Collected data >>
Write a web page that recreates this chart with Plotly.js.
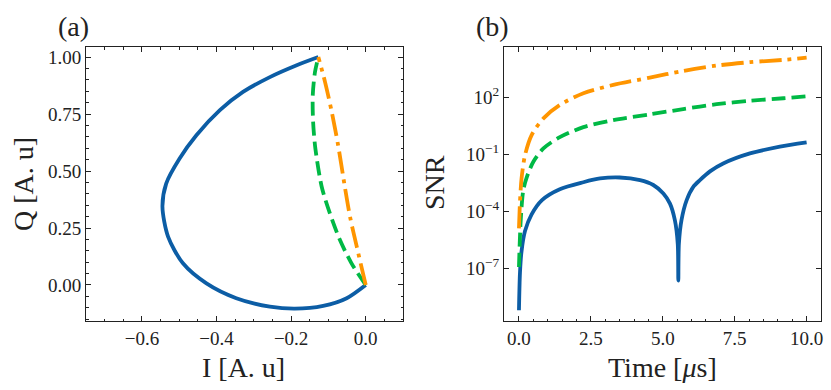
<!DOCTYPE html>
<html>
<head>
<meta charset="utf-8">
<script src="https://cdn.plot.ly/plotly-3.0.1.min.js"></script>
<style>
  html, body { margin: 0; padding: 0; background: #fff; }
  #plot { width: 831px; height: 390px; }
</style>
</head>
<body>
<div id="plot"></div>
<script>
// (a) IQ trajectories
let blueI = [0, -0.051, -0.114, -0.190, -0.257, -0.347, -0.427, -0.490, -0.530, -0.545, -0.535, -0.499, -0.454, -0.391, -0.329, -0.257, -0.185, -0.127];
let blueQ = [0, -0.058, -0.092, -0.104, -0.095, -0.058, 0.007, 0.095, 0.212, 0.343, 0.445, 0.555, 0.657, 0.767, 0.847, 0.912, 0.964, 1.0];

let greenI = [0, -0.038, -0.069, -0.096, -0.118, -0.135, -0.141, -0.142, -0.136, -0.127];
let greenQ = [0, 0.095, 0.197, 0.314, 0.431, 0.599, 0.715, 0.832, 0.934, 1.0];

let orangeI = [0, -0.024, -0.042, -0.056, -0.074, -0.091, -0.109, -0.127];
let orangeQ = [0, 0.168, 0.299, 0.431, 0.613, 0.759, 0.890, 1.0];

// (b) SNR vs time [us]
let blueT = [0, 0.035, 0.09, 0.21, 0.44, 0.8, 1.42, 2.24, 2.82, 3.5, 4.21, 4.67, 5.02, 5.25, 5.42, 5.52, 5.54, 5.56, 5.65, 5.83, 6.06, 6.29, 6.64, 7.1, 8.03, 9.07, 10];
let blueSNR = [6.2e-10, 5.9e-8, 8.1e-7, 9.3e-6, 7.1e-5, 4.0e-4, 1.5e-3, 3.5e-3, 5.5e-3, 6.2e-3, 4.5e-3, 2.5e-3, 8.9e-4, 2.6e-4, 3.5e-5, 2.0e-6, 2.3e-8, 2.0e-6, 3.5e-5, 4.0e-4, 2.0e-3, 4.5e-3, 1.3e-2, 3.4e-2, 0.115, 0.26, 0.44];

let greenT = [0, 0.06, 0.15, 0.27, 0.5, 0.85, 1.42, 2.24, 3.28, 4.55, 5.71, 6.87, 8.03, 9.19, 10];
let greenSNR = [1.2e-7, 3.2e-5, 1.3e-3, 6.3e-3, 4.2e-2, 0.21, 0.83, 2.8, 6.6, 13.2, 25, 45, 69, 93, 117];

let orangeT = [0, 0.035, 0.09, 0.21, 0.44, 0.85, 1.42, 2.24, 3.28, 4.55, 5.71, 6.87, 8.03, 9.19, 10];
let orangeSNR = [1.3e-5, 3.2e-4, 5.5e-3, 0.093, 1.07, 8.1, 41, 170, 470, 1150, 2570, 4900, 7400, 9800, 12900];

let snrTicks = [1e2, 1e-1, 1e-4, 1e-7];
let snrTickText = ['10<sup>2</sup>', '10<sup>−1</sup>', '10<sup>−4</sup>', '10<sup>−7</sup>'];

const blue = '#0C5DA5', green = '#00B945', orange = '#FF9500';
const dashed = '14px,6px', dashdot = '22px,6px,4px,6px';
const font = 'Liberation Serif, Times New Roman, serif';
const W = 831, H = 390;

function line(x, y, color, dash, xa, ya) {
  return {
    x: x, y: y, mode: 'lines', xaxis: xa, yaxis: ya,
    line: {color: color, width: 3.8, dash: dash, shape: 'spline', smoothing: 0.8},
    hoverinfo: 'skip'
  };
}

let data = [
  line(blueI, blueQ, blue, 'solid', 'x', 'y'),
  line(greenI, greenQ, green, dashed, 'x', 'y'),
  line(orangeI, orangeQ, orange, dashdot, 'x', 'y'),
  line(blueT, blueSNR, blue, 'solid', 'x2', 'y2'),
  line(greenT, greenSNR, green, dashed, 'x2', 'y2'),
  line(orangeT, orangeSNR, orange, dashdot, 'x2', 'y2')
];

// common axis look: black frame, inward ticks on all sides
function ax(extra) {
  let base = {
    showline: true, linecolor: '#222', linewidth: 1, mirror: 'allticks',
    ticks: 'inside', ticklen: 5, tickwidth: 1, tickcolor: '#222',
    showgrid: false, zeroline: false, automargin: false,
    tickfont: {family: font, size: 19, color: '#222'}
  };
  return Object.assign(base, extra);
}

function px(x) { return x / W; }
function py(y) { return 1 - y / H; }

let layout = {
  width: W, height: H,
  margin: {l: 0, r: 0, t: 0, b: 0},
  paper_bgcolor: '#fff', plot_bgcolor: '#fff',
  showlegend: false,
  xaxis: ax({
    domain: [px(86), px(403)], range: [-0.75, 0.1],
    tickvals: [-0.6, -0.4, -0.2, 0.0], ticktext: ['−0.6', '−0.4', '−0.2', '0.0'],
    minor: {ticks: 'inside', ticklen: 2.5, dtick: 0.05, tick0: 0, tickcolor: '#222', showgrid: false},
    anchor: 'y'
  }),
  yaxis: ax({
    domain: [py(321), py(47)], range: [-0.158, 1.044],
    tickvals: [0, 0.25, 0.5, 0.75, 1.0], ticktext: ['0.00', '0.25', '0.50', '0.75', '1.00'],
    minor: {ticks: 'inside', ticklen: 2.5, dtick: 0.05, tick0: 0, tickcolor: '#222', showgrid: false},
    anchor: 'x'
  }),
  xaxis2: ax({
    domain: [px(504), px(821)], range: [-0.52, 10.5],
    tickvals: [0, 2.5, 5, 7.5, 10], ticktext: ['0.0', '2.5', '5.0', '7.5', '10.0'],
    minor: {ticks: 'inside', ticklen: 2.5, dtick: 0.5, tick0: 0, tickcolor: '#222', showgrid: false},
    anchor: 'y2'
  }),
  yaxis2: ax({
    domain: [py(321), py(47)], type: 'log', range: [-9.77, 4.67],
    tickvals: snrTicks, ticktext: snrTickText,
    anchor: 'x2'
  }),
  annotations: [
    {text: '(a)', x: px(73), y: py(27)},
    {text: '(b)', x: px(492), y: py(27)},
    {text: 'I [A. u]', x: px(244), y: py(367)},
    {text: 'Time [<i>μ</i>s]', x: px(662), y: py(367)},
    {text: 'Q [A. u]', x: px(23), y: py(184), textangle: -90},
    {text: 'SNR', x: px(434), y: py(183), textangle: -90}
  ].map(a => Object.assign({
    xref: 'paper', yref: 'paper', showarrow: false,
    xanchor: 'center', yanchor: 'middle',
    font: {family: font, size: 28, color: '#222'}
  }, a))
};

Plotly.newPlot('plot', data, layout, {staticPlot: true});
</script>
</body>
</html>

Exercise aim >> Starting with the first line of the data above and ending with the line containing "0.759, 0.890, 1.0];", please restate every line exactly, leaving images out.

The output >>
Write a web page that recreates this chart with Plotly.js.
<!DOCTYPE html>
<html>
<head>
<meta charset="utf-8">
<script src="https://cdn.plot.ly/plotly-3.0.1.min.js"></script>
<style>
  html, body { margin: 0; padding: 0; background: #fff; }
  #plot { width: 831px; height: 390px; }
</style>
</head>
<body>
<div id="plot"></div>
<script>
// (a) IQ trajectories
let blueI = [0, -0.051, -0.114, -0.190, -0.257, -0.347, -0.427, -0.490, -0.530, -0.545, -0.535, -0.499, -0.454, -0.391, -0.329, -0.257, -0.185, -0.127];
let blueQ = [0, -0.058, -0.092, -0.104, -0.095, -0.058, 0.007, 0.095, 0.212, 0.343, 0.445, 0.555, 0.657, 0.767, 0.847, 0.912, 0.964, 1.0];

let greenI = [0, -0.038, -0.069, -0.096, -0.118, -0.135, -0.141, -0.142, -0.136, -0.127];
let greenQ = [0, 0.095, 0.197, 0.314, 0.431, 0.599, 0.715, 0.832, 0.934, 1.0];

let orangeI = [0, -0.024, -0.042, -0.056, -0.074, -0.091, -0.109, -0.127];
let orangeQ = [0, 0.168, 0.299, 0.431, 0.613, 0.759, 0.890, 1.0];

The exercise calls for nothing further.